Saturday, December 08, 2007

Kit-Bashing as Educational Philosophy

Kevin, my husband, has gotten into model railroad building. Because the landscape he’s building takes up a floor space of 6 by 9, the enthusiasm has definitely put its footprint on our family life. Add in plenty of reading aloud from hobby magazines, DVD “how to”s, fascinating little boxes the UPS brings, and slow but discernible progress — yesterday he roughed out the landscape and today, to Aidan’s wild joy, he has a proto-railway up with a train GOING on it. You end up with a natural unit study that includes almost everything you could possibly want for adventure and imagination and craftwork.

Kevin was just reading to me about kitbashing, as it applies to railway model building. So it’s funny that this post at Dewey’s Treehouse, called Kitbashing, a Way of Life came up on my Google Reader just as I was thinking about my husband’s new
obsession, hmm, hobby and how it relates to our family way of learning.

Here is an article on Kitbashing as Philosophy.

Kitbashing started with model enthusiasts, who were eager to create models of things not already commercially available. So they would take parts of several commercial model kits and “bash” them together to make their dream model. This might be as simple as customizing a staid family car model with parts from a dragster, or as complex as creating something never seen before in any form. The original Star Wars X-Wings are an example of a rather involved kitbash, being made from pieces taken from model ships, tanks, planes and other pieces the fabricators had lying around. Thus, kitbashing is the art of taking elements of what’s readily available and making something of your own from it. Kitbashes on my webpage vary from simple repaints to major rebuilding projects.

and Mama Squirrel has some more links to other articles that explain the concept.

This reminds me a bit of an article I once read, that stated that one of the most important skills that kids would need in the new millenium were the skills to adapt and make new things out of components of the old. (It was similar to this article
Future of Education (pdf) but I don’t think that is the same one.

Anyway, this article has a progressive note but you could as easily call it a return to earlier days when formal education wasn’t quite as stratified and institutionalized as it is now. The basic idea is that classrooms need to change so that they more accurately reflect the “real world” that we live in, where synergy and synthesizing and evaluating are more crucial than the reflexive conformity and low-level utilitarianism valued by the German model of education that our public school system adopted early in the last century.

Of course, the homeschool is naturally a great laboratory for this “real world” learning and flexibility. You don’t have to change much in your homeschool to make it a great training ground for flexibility and creative cognition. Usually the major project is to examine your own internal model of education which is often a relic of the conformism and non-reflective assimilation of your own schooling.

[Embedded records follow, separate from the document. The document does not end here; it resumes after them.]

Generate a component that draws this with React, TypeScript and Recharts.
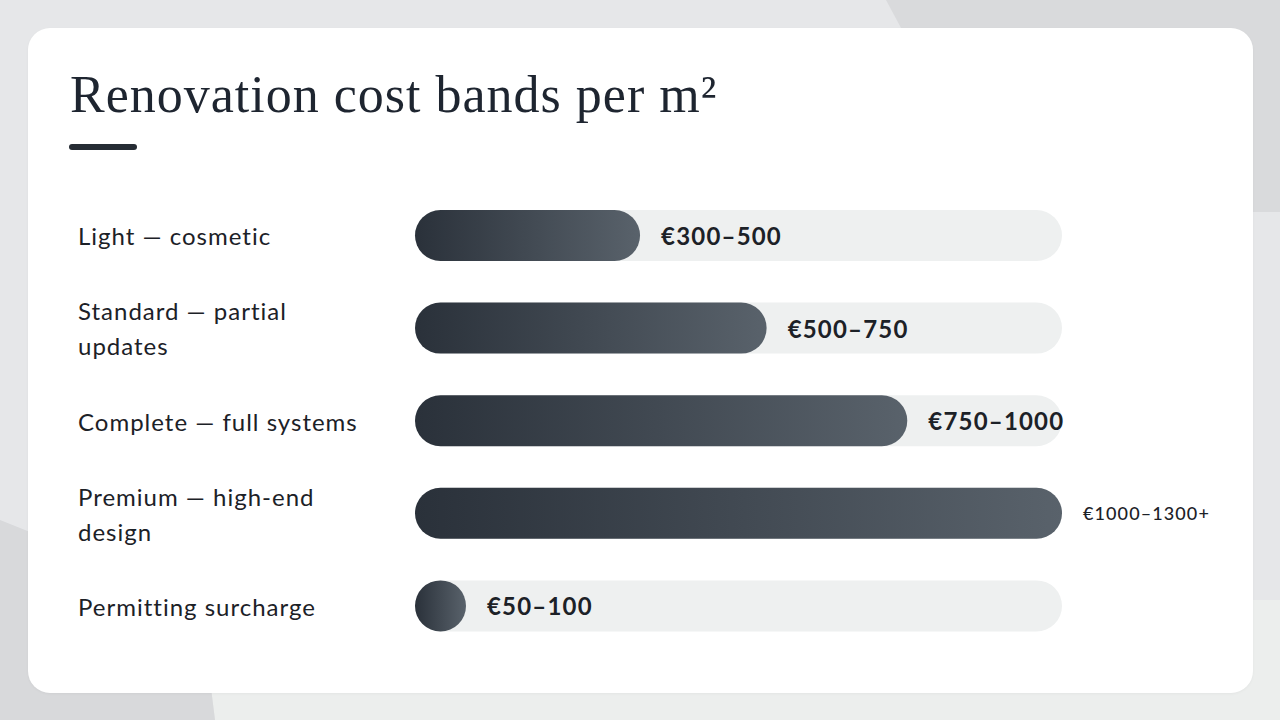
import React from 'react';
import { BarChart, Bar, XAxis, YAxis, LabelList } from 'recharts';

const categories = [
    'Light — cosmetic',
    'Standard — partial updates',
    'Complete — full systems',
    'Premium — high-end design',
    'Permitting surcharge',
];
// bar length = middle of each cost band (€/m²)
const midValues = [400, 625, 875, 1150, 75];
const rangeLabels = ['€300–500', '€500–750', '€750–1000', '€1000–1300+', '€50–100'];

const chartData = categories.map((name, i) => ({
    name,
    mid: midValues[i],
    range: rangeLabels[i],
}));

const maxValue = Math.max(...midValues);

const SANS = 'Lato, "Noto Sans", sans-serif';

function wrapLabel(text: string, maxChars: number) {
    const words = text.split(' ');
    const lines: string[] = [];
    let current = '';
    words.forEach(w => {
        const next = current ? current + ' ' + w : w;
        if (next.length > maxChars && current) {
            lines.push(current);
            current = w;
        } else {
            current = next;
        }
    });
    if (current) lines.push(current);
    return lines;
}

const CategoryTick = (props: any) => {
    const { x, y, payload } = props;
    const lines = wrapLabel(payload.value, 24);
    const lineHeight = 35;
    const startY = y - ((lines.length - 1) * lineHeight) / 2;
    return (
        <text
            x={x - 337}
            y={startY}
            fill="#1c2127"
            fontFamily={SANS}
            fontSize={24}
            letterSpacing={1}
            dominantBaseline="central"
        >
            {lines.map((line, i) => (
                <tspan key={i} x={x - 337} y={startY + i * lineHeight}>
                    {line}
                </tspan>
            ))}
        </text>
    );
};

const PillBar = (props: any) => {
    const { x, y, width, height } = props;
    const w = Math.max(width, height);
    return (
        <rect
            x={x}
            y={y}
            width={w}
            height={height}
            rx={height / 2}
            ry={height / 2}
            fill="url(#barGradient)"
        />
    );
};

const TrackShape = (props: any) => {
    const { x, y, width, height } = props;
    return (
        <rect x={x} y={y} width={width} height={height} rx={height / 2} ry={height / 2} fill="#eef0f0" />
    );
};

const RangeLabel = (props: any) => {
    const { x, y, width, height, value, index } = props;
    const end = x + Math.max(width, height);
    const isFull = midValues[index] >= maxValue;
    return (
        <text
            x={end + 21}
            y={y + height / 2}
            fill="#1c2127"
            fontFamily={SANS}
            fontSize={isFull ? 18 : 24}
            fontWeight={isFull ? 500 : 700}
            letterSpacing={isFull ? 1.1 : 1.2}
            dominantBaseline="central"
        >
            {value}
        </text>
    );
};

export default function App() {
    return (
        <div
            style={{
                position: 'absolute',
                left: 0,
                top: 0,
                width: 1280,
                height: 720,
                overflow: 'hidden',
                background: '#e6e7e9',
            }}
        >
            {/* background shapes */}
            <div
                style={{
                    position: 'absolute',
                    inset: 0,
                    background: '#d9dadc',
                    clipPath: 'polygon(886px 0, 1280px 0, 1280px 212px, 1000px 212px)',
                }}
            />
            <div
                style={{
                    position: 'absolute',
                    inset: 0,
                    background: '#eceeed',
                    clipPath: 'polygon(200px 600px, 1280px 600px, 1280px 720px, 215px 720px)',
                }}
            />
            <div
                style={{
                    position: 'absolute',
                    inset: 0,
                    background: '#d8d9db',
                    clipPath: 'polygon(0 520px, 200px 600px, 215px 720px, 0 720px)',
                }}
            />

            {/* card */}
            <div
                style={{
                    position: 'absolute',
                    left: 28,
                    top: 28,
                    width: 1225,
                    height: 665,
                    background: '#ffffff',
                    borderRadius: 22,
                    boxShadow: '0 1px 3px rgba(0,0,0,0.04)',
                }}
            />

            <div
                style={{
                    position: 'absolute',
                    left: 70,
                    top: 65,
                    fontFamily: '"Liberation Serif", serif',
                    fontSize: 52,
                    letterSpacing: 1,
                    color: '#1e2530',
                    lineHeight: '60px',
                    whiteSpace: 'nowrap',
                }}
            >
                Renovation cost bands per m²
            </div>
            <div
                style={{
                    position: 'absolute',
                    left: 69,
                    top: 144,
                    width: 68,
                    height: 6,
                    borderRadius: 3,
                    background: '#262c34',
                }}
            />

            <div style={{ position: 'absolute', left: 0, top: 0 }}>
                <BarChart
                    width={1280}
                    height={720}
                    data={chartData}
                    layout="vertical"
                    margin={{ top: 189, right: 218, bottom: 68, left: 78 }}
                >
                    <defs>
                        <linearGradient id="barGradient" x1="0" y1="0" x2="1" y2="0">
                            <stop offset="0%" stopColor="#2a313a" />
                            <stop offset="100%" stopColor="#59626b" />
                        </linearGradient>
                    </defs>
                    <XAxis type="number" domain={[0, 'dataMax']} hide />
                    <YAxis
                        type="category"
                        dataKey="name"
                        width={337}
                        axisLine={false}
                        tickLine={false}
                        tickSize={0}
                        tickMargin={0}
                        tick={<CategoryTick />}
                        interval={0}
                    />
                    <Bar
                        dataKey="mid"
                        barSize={51}
                        shape={<PillBar />}
                        background={<TrackShape />}
                        isAnimationActive={false}
                    >
                        <LabelList dataKey="range" content={<RangeLabel />} />
                    </Bar>
                </BarChart>
            </div>
        </div>
    );
}
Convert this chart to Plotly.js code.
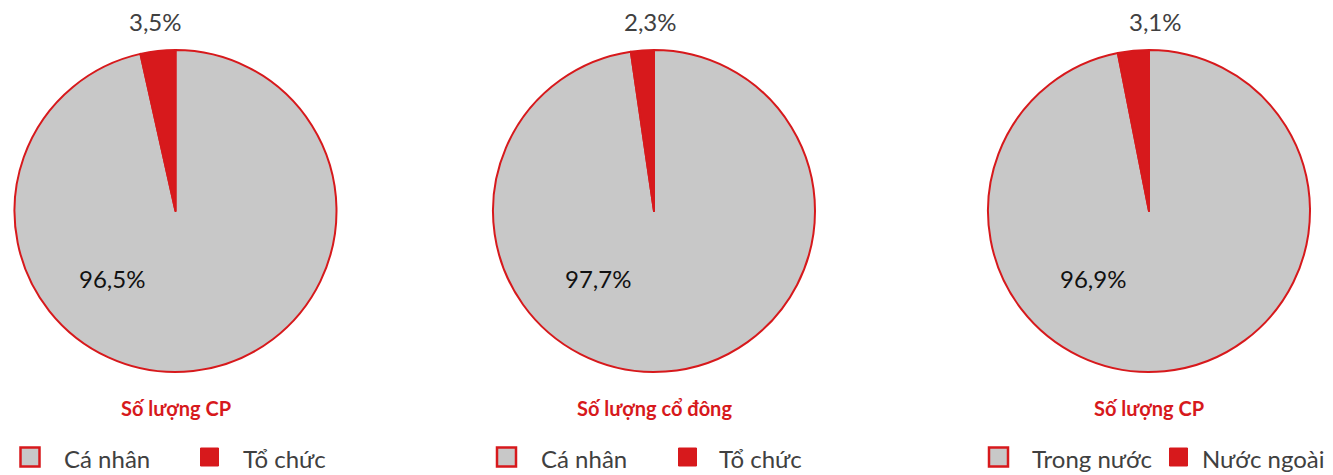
<!DOCTYPE html>
<html>
<head>
<meta charset="utf-8">
<script src="https://cdn.plot.ly/plotly-3.0.1.min.js"></script>
<style>
html,body{margin:0;padding:0;background:#fff;}
#chart{width:1333px;height:475px;}
</style>
</head>
<body>
<div id="chart"></div>
<script>
// ---- data ----
const pieTitles = ['Số lượng CP', 'Số lượng cổ đông', 'Số lượng CP'];
const pieLabels1 = ['Cá nhân', 'Tổ chức'];
const pieLabels2 = ['Cá nhân', 'Tổ chức'];
const pieLabels3 = ['Trong nước', 'Nước ngoài'];
const pieValues1 = [96.5, 3.5];
const pieValues2 = [97.7, 2.3];
const pieValues3 = [96.9, 3.1];

// ---- style / layout ----
const W = 1333, H = 475;
const GRAY = '#c8c8c8', RED = '#d7191c', TXT = '#404040';
const FONT = 'Lato, "Open Sans", sans-serif';
const centersX = [175.5, 654, 1149];
const centerY = 211, R = 161;
const bigLabelPos = [[111.5, 278], [598, 278], [1093, 278]];
const smallLabelPos = [[155.5, 21], [650.5, 21], [1155, 21]];
const titleY = 408;
const legendY = 457;
const legendItems = [
  {sq: [30, 209.5], txt: [61.5, 240.5]},
  {sq: [506.5, 687.5], txt: [538.5, 716.5]},
  {sq: [998.5, 1178.5], txt: [1029.5, 1199.5]}
];

const px = x => x / W;
const py = y => 1 - y / H;
const fmt = v => v.toFixed(1).replace('.', ',') + '%';

const allLabels = [pieLabels1, pieLabels2, pieLabels3];
const allValues = [pieValues1, pieValues2, pieValues3];

const traces = [];
const annotations = [];
const shapes = [];

allValues.forEach((vals, i) => {
  const cx = centersX[i];
  traces.push({
    type: 'pie',
    values: vals,
    labels: allLabels[i],
    sort: false,
    direction: 'clockwise',
    rotation: 0,
    textinfo: 'none',
    hoverinfo: 'label+percent',
    showlegend: false,
    marker: {colors: [GRAY, RED], line: {color: RED, width: 2}},
    domain: {x: [px(cx - R), px(cx + R)], y: [py(centerY + R), py(centerY - R)]}
  });
  // value labels
  annotations.push({
    xref: 'paper', yref: 'paper', x: px(bigLabelPos[i][0]), y: py(bigLabelPos[i][1]),
    text: fmt(vals[0]), showarrow: false, xanchor: 'center', yanchor: 'middle',
    font: {family: FONT, size: 24, color: '#111111'}
  });
  annotations.push({
    xref: 'paper', yref: 'paper', x: px(smallLabelPos[i][0]), y: py(smallLabelPos[i][1]),
    text: fmt(vals[1]), showarrow: false, xanchor: 'center', yanchor: 'middle',
    font: {family: FONT, size: 24, color: TXT}
  });
  // title
  annotations.push({
    xref: 'paper', yref: 'paper', x: px(cx), y: py(titleY),
    text: '<b>' + pieTitles[i] + '</b>', showarrow: false, xanchor: 'center', yanchor: 'middle',
    font: {family: FONT, size: 20, color: RED}
  });
  // legend
  const li = legendItems[i];
  const sizes = [19, 18];
  [0, 1].forEach(k => {
    const c = li.sq[k], s = sizes[k] / 2;
    shapes.push({
      type: 'rect', xref: 'paper', yref: 'paper',
      x0: px(c - s), x1: px(c + s), y0: py(legendY + s), y1: py(legendY - s),
      fillcolor: k === 0 ? GRAY : RED,
      line: {color: RED, width: k === 0 ? 2.5 : 1}
    });
    annotations.push({
      xref: 'paper', yref: 'paper', x: px(li.txt[k]), y: py(legendY + 1),
      text: allLabels[i][k], showarrow: false, xanchor: 'left', yanchor: 'middle',
      font: {family: FONT, size: 24, color: TXT}
    });
  });
});

const layout = {
  width: W, height: H,
  margin: {l: 0, r: 0, t: 0, b: 0},
  paper_bgcolor: '#ffffff',
  plot_bgcolor: '#ffffff',
  font: {family: FONT},
  showlegend: false,
  annotations: annotations,
  shapes: shapes
};

Plotly.newPlot('chart', traces, layout, {displayModeBar: false, staticPlot: true});
</script>
</body>
</html>
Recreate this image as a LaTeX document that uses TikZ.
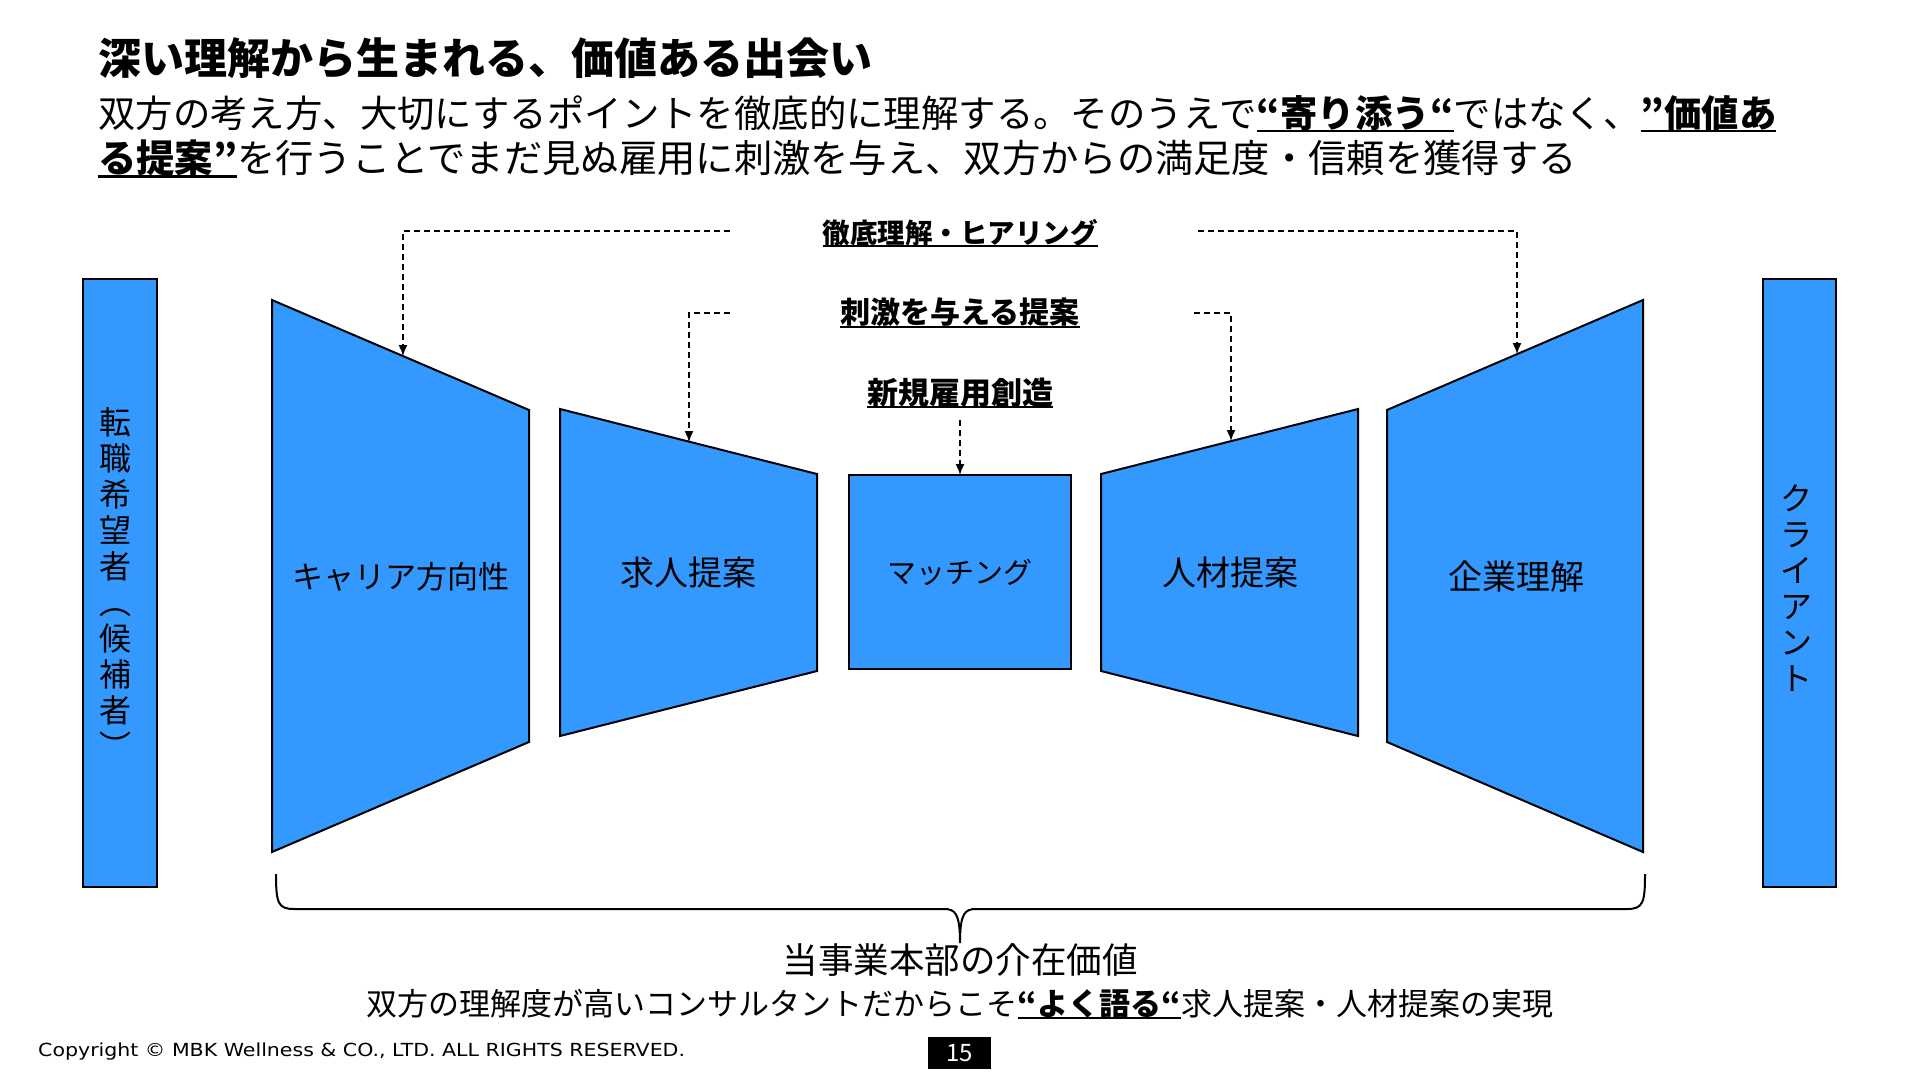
\documentclass[tikz,border=0pt]{standalone}
\usepackage{fontspec}
\setmainfont{Noto Sans CJK JP}
\newfontfamily\copyfont[FakeStretch=1.14]{DejaVu Sans}
\usetikzlibrary{positioning,calc}
\usetikzlibrary{arrows.meta}
\definecolor{PanelBlue}{RGB}{51,153,255}
\newcommand{\ulmark}[1]{\setbox0\hbox{#1}\rlap{\rule[-0.13em]{\wd0}{0.07em}}\box0}
\tikzset{panel/.style={draw=black,fill=PanelBlue,line width=2pt,line join=miter}, lab/.style={inner sep=0pt,font=\fontsize{34}{36}\selectfont}, hint/.style={inner sep=0pt,font=\bfseries\fontsize{30}{32}\selectfont}, guide/.style={draw=black,line width=1.5pt,dash pattern=on 6pt off 4pt,-{Latex[length=11pt,width=9pt]}}}

\begin{document}
\begin{tikzpicture}[x=1pt,y=-1pt]
\useasboundingbox (0,0) rectangle (1920,1080);
\fill[white] (0,0) rectangle (1920,1080);
% heading
\node[anchor=west,inner sep=0pt,font=\bfseries\fontsize{43}{48}\selectfont] (title) at (98,58) {深い理解から生まれる、価値ある出会い};
\node[anchor=west,inner sep=0pt,font=\fontsize{37.4}{42}\selectfont] (subA) at (98,114) {双方の考え方、大切にするポイントを徹底的に理解する。そのうえで\ulmark{\bfseries“寄り添う“}ではなく、\ulmark{\bfseries ”価値あ}};
\node[anchor=west,inner sep=0pt,font=\fontsize{38.3}{42}\selectfont] (subB) at (98,159) {\ulmark{\bfseries る提案”}を行うことでまだ見ぬ雇用に刺激を与え、双方からの満足度・信頼を獲得する};
% side bars
\coordinate (la) at (83,279);
\coordinate (lb) at (157,887);
\coordinate (ra) at (1763,279);
\coordinate (rb) at (1836,887);
\draw[panel] (la) rectangle (lb);
\draw[panel] (ra) rectangle (rb);
\node[lab,font=\fontsize{32}{36}\selectfont,align=center] (seeker) at (115,583) {転\\職\\希\\望\\者\\︵\\候\\補\\者\\︶};
\node[lab,font=\fontsize{32}{36}\selectfont,align=center] (client) at (1796,588) {ク\\ラ\\イ\\ア\\ン\\ト};
% funnel panels
\coordinate (pa) at (272,300);
\coordinate (pb) at (529,410);
\coordinate (pc) at (529,742);
\coordinate (pd) at (272,852);
\coordinate (qa) at (560,409);
\coordinate (qb) at (817,474);
\coordinate (qc) at (817,671);
\coordinate (qd) at (560,736);
\coordinate (ma) at (849,475);
\coordinate (mb) at (1071,669);
\coordinate (sa) at (1101,474);
\coordinate (sb) at (1358,409);
\coordinate (sc) at (1358,736);
\coordinate (sd) at (1101,671);
\coordinate (ka) at (1387,410);
\coordinate (kb) at (1643,300);
\coordinate (kc) at (1643,852);
\coordinate (kd) at (1387,742);
\draw[panel] (pa)--(pb)--(pc)--(pd)--cycle;
\draw[panel] (qa)--(qb)--(qc)--(qd)--cycle;
\draw[panel] (ma) rectangle (mb);
\draw[panel] (sa)--(sb)--(sc)--(sd)--cycle;
\draw[panel] (ka)--(kb)--(kc)--(kd)--cycle;
\node[lab,font=\fontsize{31}{36}\selectfont] (career) at (401,577) {キャリア方向性};
\node[lab] (jobs) at (688,573) {求人提案};
\node[lab,font=\fontsize{29}{36}\selectfont] (match) at (960,572) {マッチング};
\node[lab] (talent) at (1230,573) {人材提案};
\node[lab] (company) at (1516,577) {企業理解};
% dashed hints
\node[hint,font=\bfseries\fontsize{27.5}{32}\selectfont] (hear) at (960,233) {\ulmark{徹底理解・ヒアリング}};
\node[hint] (stim) at (960,313) {\ulmark{刺激を与える提案}};
\node[hint,font=\bfseries\fontsize{31}{32}\selectfont] (newjob) at (960,393) {\ulmark{新規雇用創造}};
\coordinate (hearL) at (730,231);
\coordinate (hearR) at (1198,231);
\coordinate (stimL) at (730,313);
\coordinate (stimR) at (1194,313);
\coordinate (newS) at (960,420);
\coordinate (tcareer) at (403,356);
\coordinate (tjobs) at (689,442);
\coordinate (tmatch) at (960,475);
\coordinate (ttalent) at (1231,441);
\coordinate (tcompany) at (1517,354);
\draw[guide] (hearL) -| (tcareer);
\draw[guide] (hearR) -| (tcompany);
\draw[guide] (stimL) -| (tjobs);
\draw[guide] (stimR) -| (ttalent);
\draw[guide] (newS) -- (tmatch);
% brace
\coordinate (bl) at (276,874);
\coordinate (br) at (1645,874);
\coordinate (btip) at (960,943);
\draw[line width=2pt] (bl) .. controls (276,903) and (278,909) .. (294,909) -- (944,909) .. controls (955,909) and (960,913) .. (btip) .. controls (960,913) and (965,909) .. (976,909) -- (1627,909) .. controls (1643,909) and (1645,903) .. (br);
\node[inner sep=0pt,font=\fontsize{35.5}{38}\selectfont] (worth) at (960,960) {当事業本部の介在価値};
\node[inner sep=0pt,font=\fontsize{31}{36}\selectfont] (worthB) at (960,1004) {双方の理解度が高いコンサルタントだからこそ\ulmark{\bfseries“よく語る“}求人提案・人材提案の実現};
% footer
\node[anchor=west,inner sep=0pt,font=\copyfont\fontsize{18}{20}\selectfont] (copy) at (38,1052) {Copyright © MBK Wellness \& CO., LTD. ALL RIGHTS RESERVED.};
\fill[black] (928,1037) rectangle (991,1069);
\node[text=white,inner sep=0pt,font=\fontsize{24}{26}\selectfont] (page) at (959.5,1053) {15};
\end{tikzpicture}
\end{document}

The term “kitbashing” isn’t a very pretty. But it does describe something about the way I homeschool — call it eclectic if you want, and in some ways it is, but the bits and pieces I pull together have a design behind them. I pull in this and that, not randomly (at least, I try not to be TOO random) — but according to the result I want, which is to have kids who can reflect and learn throughout life, who can make good choices in the unknown future in which they will live.

Mama Squirrel points out that there is another aspect to this.

The inverse of this philosophy is missing out by not being able to see the parts, just the whole.

She goes on to give several examples of times when buyers of crafts will pass over a steeply discounted kit, for example, because they are looking for the pieces and don’t realize that the pieces they want are included in the kit at a better price.

I know that I tend sometimes to discard some educational method that might benefit my homeschool because I happen not to buy into the package it happens to be in. I am trying to learn to consider the “part”, whether it is valuable in itself, even if the whole shebang definitely doesn’t suit my family. Even some “schooly” ideas can be useful to my eclectic-unschooly goals, and contrarily, of course, unschooly ideas often have great value in my educational aspirations for my kids. The job is to keep my eyes on what is useful and valuable and not get distracted by the elements of the kit I don’t need right now, or somehow box myself into the kit, thinking I have to do it just the way it is laid out by someone else.

So as my husband’s railroad takes shape in our loft, it takes shape as a bit of a paradigm as well.